Alors que l’invasion de Gaza par Israël se rapproche de la possibilité d’un cessez-le-feu à long terme, sinon d’une résolution formelle, nous pouvons commencer à tirer certaines conclusions sur le cours stratégique de la dernière conflagration au Moyen-Orient.
Par-dessus tout, bien qu’il ait infligé des destructions généralisées à la bande de Gaza appauvrie, l’objectif maximaliste déclaré d’Israël de détruire le Hamas semble fermement hors de portée. Bien qu’une partie de cet échec à porter un coup décisif découle de la difficulté inhérente aux opérations de contre-insurrection, les principaux alliés du Hamas – l’Iran, le Hezbollah, les Houthis du Yémen et les milices islamistes chiites en Irak – ont également joué un rôle important. De manière cruciale, ces forces, constituant une coalition informelle appelée l’Axe de la Résistance, font pression sur Washington pour pousser Israël à la table des négociations en frappant les points faibles américains au Moyen-Orient.
Au cœur de la logique apparente de l’Axe de la Résistance dans le dernier conflit, et de sa lutte contre l’alliance américano-israélienne en général, se trouve le fait inéluctable que ses ennemis possèdent des avantages militaires, technologiques et économiques écrasants. Pourtant, la primauté mondiale des États-Unis qui sous-tend cette disproportion peut rendre Washington particulièrement vulnérable à des adversaires plus petits et plus agiles sur le plan tactique.
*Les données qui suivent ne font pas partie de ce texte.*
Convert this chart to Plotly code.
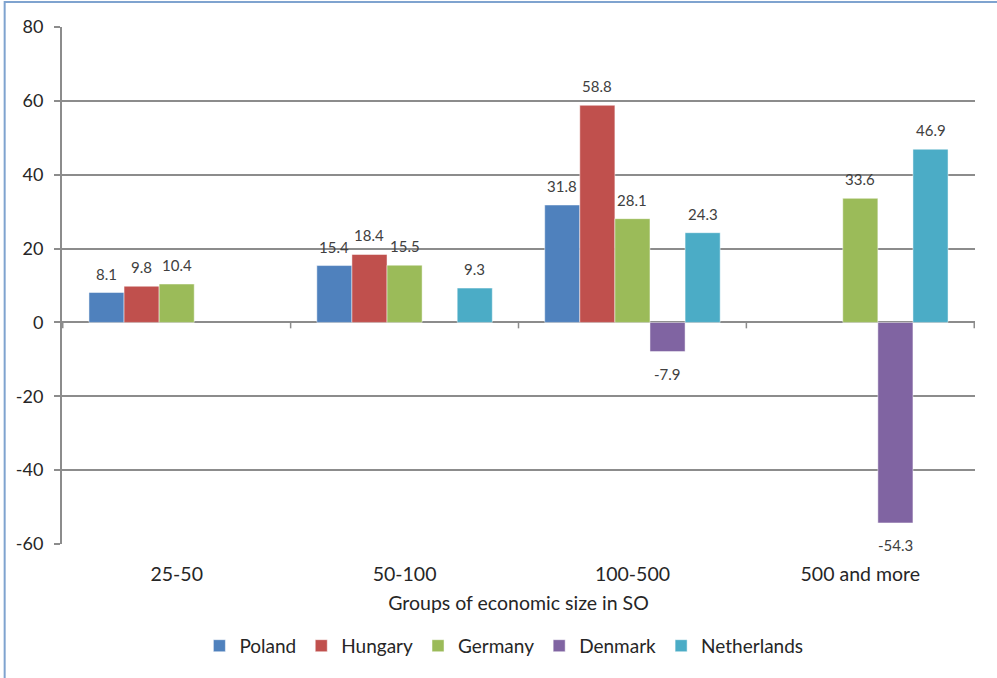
import plotly.graph_objects as go

# Change by group of economic size (SO), per country
categories = ["25-50", "50-100", "100-500", "500 and more"]
poland = [8.1, 15.4, 31.8, None]
hungary = [9.8, 18.4, 58.8, None]
germany = [10.4, 15.5, 28.1, 33.6]
denmark = [None, None, -7.9, -54.3]
netherlands = [None, 9.3, 24.3, 46.9]

series = [
    ("Poland", poland, "#4F81BD"),
    ("Hungary", hungary, "#C0504D"),
    ("Germany", germany, "#9BBB59"),
    ("Denmark", denmark, "#8064A2"),
    ("Netherlands", netherlands, "#4BACC6"),
]

y_ticks = [-60, -40, -20, 0, 20, 40, 60, 80]
FONT = "Lato"
TXT = "#262626"
GRID = "#8C8C8C"

W, H = 997, 678
ML, MR, MT, MB = 62, 22, 27, 134
BARGAP = 0.23

fig = go.Figure()
for name, vals, color in series:
    fig.add_trace(go.Bar(
        name=name,
        x=categories,
        y=vals,
        marker=dict(color=color, line=dict(color="rgba(255,255,255,0.6)", width=0.8)),
        cliponaxis=False,
    ))

# value labels, offset to sit over (or under) their own bar in the group
cat_px = (W - ML - MR) / len(categories)
bar_px = cat_px * (1 - BARGAP) / len(series)
for i, (name, vals, color) in enumerate(series):
    dx = (i - (len(series) - 1) / 2) * bar_px
    for cat, v in zip(categories, vals):
        if v is None:
            continue
        fig.add_annotation(
            x=cat, y=v, xref="x", yref="y", text=f"{v}", showarrow=False,
            xshift=dx, yshift=19 if v >= 0 else -22, yanchor="middle",
            font=dict(family=FONT, size=15, color="#404040"),
        )

# small tick marks on the zero line at the category boundaries
for k in range(len(categories) + 1):
    fig.add_shape(type="line", xref="x", yref="y",
                  x0=k - 0.5, x1=k - 0.5, y0=0, y1=-1.6,
                  line=dict(color=GRID, width=1.5))

# outer chart border
fig.add_shape(type="rect", xref="paper", yref="paper",
              x0=-0.0628, x1=1.2, y0=-0.5, y1=1.0484,
              line=dict(color="#7FA3CF", width=2), layer="below")

fig.update_layout(
    width=W, height=H,
    margin=dict(l=ML, r=MR, t=MT, b=MB),
    paper_bgcolor="white", plot_bgcolor="white",
    barmode="group", bargap=BARGAP, bargroupgap=0,
    font=dict(family=FONT, color=TXT, size=17),
    showlegend=True,
    legend=dict(orientation="h", x=0.484, xanchor="center", y=-0.197, yanchor="middle",
                font=dict(family=FONT, size=19, color=TXT),
                itemwidth=30, traceorder="normal"),
    xaxis=dict(
        type="category", showgrid=False, showline=False, ticks="",
        ticklabelstandoff=16,
        tickfont=dict(family=FONT, size=19.5, color=TXT),
        title=dict(text="Groups of economic size in SO", standoff=12,
                   font=dict(family=FONT, size=19.5, color=TXT)),
    ),
    yaxis=dict(
        range=[-60, 80], tickvals=y_ticks, ticktext=[str(v) for v in y_ticks],
        showgrid=True, gridcolor=GRID, gridwidth=1.5,
        zeroline=True, zerolinecolor=GRID, zerolinewidth=2,
        showline=True, linecolor=GRID, linewidth=2,
        ticks="outside", ticklen=6, tickcolor=GRID, tickwidth=1.5,
        ticklabelstandoff=7,
        tickfont=dict(family=FONT, size=18, color=TXT),
    ),
)

fig.write_html("out.html")
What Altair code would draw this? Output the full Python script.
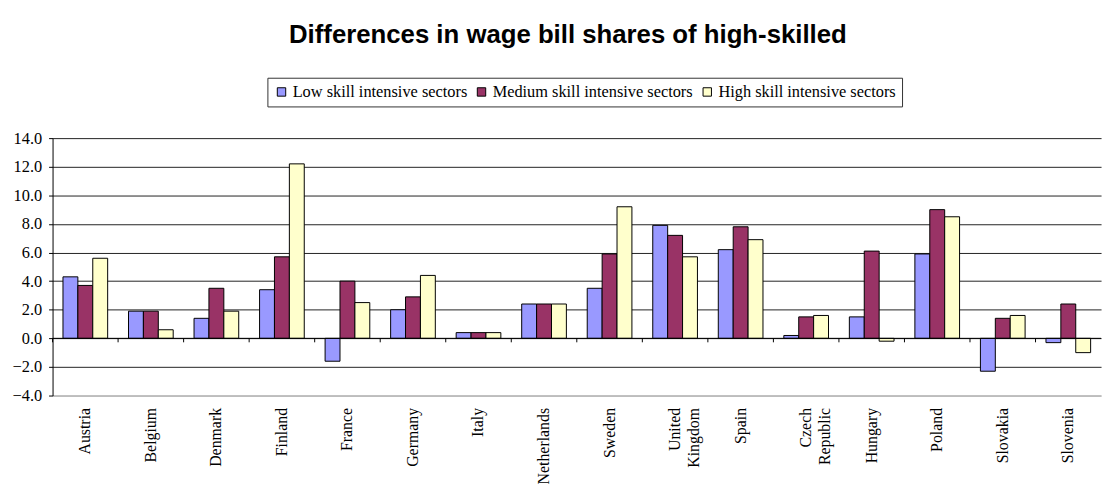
import altair as alt
import pandas as pd

countries = ["Austria", "Belgium", "Denmark", "Finland", "France", "Germany", "Italy",
             "Netherlands", "Sweden", "United Kingdom", "Spain", "Czech Republic",
             "Hungary", "Poland", "Slovakia", "Slovenia"]
series = ["Low skill intensive sectors", "Medium skill intensive sectors",
          "High skill intensive sectors"]
low = [4.3, 1.9, 1.4, 3.4, -1.6, 2.0, 0.4, 2.4, 3.5, 7.9, 6.2, 0.2, 1.5, 5.9, -2.3, -0.3]
medium = [3.7, 1.9, 3.5, 5.7, 4.0, 2.9, 0.4, 2.4, 5.9, 7.2, 7.8, 1.5, 6.1, 9.0, 1.4, 2.4]
high = [5.6, 0.6, 1.9, 12.2, 2.5, 4.4, 0.4, 2.4, 9.2, 5.7, 6.9, 1.6, -0.2, 8.5, 1.6, -1.0]
colors = ["#9999FF", "#993366", "#FFFFCC"]
y_ticks = [-4, -2, 0, 2, 4, 6, 8, 10, 12, 14]

rows = []
for vals, s in zip([low, medium, high], series):
    for c, v in zip(countries, vals):
        rows.append({"country": c, "series": s, "value": v})
df = pd.DataFrame(rows)

serif = "Liberation Serif"
label_expr = ("datum.label == 'United Kingdom' ? ['United', 'Kingdom'] : "
              "datum.label == 'Czech Republic' ? ['Czech', 'Republic'] : datum.label")

x_axis = alt.Axis(title=None, labelAngle=270, labelAlign="right", labelBaseline="middle",
                  ticks=False, domain=True,
                  domainColor="#aaaaaa", labelFont=serif, labelFontSize=16,
                  labelColor="black", labelPadding=12, labelLineHeight=19,
                  labelExpr=label_expr, labelLimit=300, labelOverlap=False)
x_scale = alt.Scale(paddingInner=0, paddingOuter=0)

y_axis = alt.Axis(values=y_ticks, tickCount=10, format=".1f", title=None, grid=True,
                  gridColor=alt.condition("datum.value === -4", alt.value("#aaaaaa"),
                                          alt.value("#222222")),
                  tickColor="black", domainColor="black", tickSize=4,
                  labelFont=serif, labelFontSize=16.5, labelColor="black", labelPadding=7,
                  labelOverlap=False)
y_scale = alt.Scale(domain=[-4, 14], nice=False)

bars = alt.Chart(df).mark_bar(stroke="black", strokeWidth=1).encode(
    x=alt.X("country:N", sort=countries, scale=x_scale, axis=x_axis),
    xOffset=alt.XOffset("series:N", sort=series,
                        scale=alt.Scale(paddingInner=0, paddingOuter=0.7)),
    y=alt.Y("value:Q", scale=y_scale, axis=y_axis),
    fill=alt.Fill("series:N", sort=series,
                  scale=alt.Scale(domain=series, range=colors),
                  legend=alt.Legend(orient="none", legendX=217, legendY=-61,
                                    direction="horizontal", title=None,
                                    labelFont=serif, labelFontSize=16.5, labelColor="black",
                                    symbolType="square", symbolSize=72,
                                    symbolStrokeColor="black", symbolStrokeWidth=1,
                                    strokeColor="#333333", padding=6, columnPadding=6,
                                    labelOffset=3, labelLimit=400)),
)

zero = alt.Chart(pd.DataFrame({"z": [0]})).mark_rule(color="black", strokeWidth=1).encode(
    y=alt.Y("z:Q", scale=y_scale, axis=y_axis)
)

ticks = alt.Chart(pd.DataFrame({"country": countries, "z": [0] * len(countries)})).mark_rule(
    color="black", strokeWidth=1, y2Offset=4
).encode(
    x=alt.X("country:N", sort=countries, bandPosition=0, scale=x_scale, axis=x_axis),
    y=alt.Y("z:Q", scale=y_scale, axis=y_axis),
    y2="z:Q",
)

chart = alt.layer(bars, zero, ticks).properties(
    width=1059, height=260,
    padding={"left": 4, "top": 11, "right": 5, "bottom": 5},
    title=alt.TitleParams("Differences in wage bill shares of high-skilled",
                          font="Liberation Sans", fontSize=26, fontWeight="bold",
                          color="black", anchor="middle", offset=30, dx=-9),
).configure_view(stroke=None)

chart.save("out.html", embed_options={"renderer": "svg", "actions": False})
Les répercussions régionales de la guerre actuelle rendent cette vulnérabilité particulièrement évidente. Plutôt que d’affronter de front les États-Unis et Israël, l’Iran et ses alliés ont profité de la position américaine débordée au Moyen-Orient. Les efforts des Houthis du Yémen en mer Rouge fournissent peut-être l’illustration la plus dramatique de cette stratégie asymétrique. Au cœur du statut international des États-Unis se trouve leur domination navale, qui a permis aux décideurs américains de conférer à leur nation le manteau autrefois porté par la Grande-Bretagne à son apogée impériale : gestionnaire mondial et gardien du commerce maritime.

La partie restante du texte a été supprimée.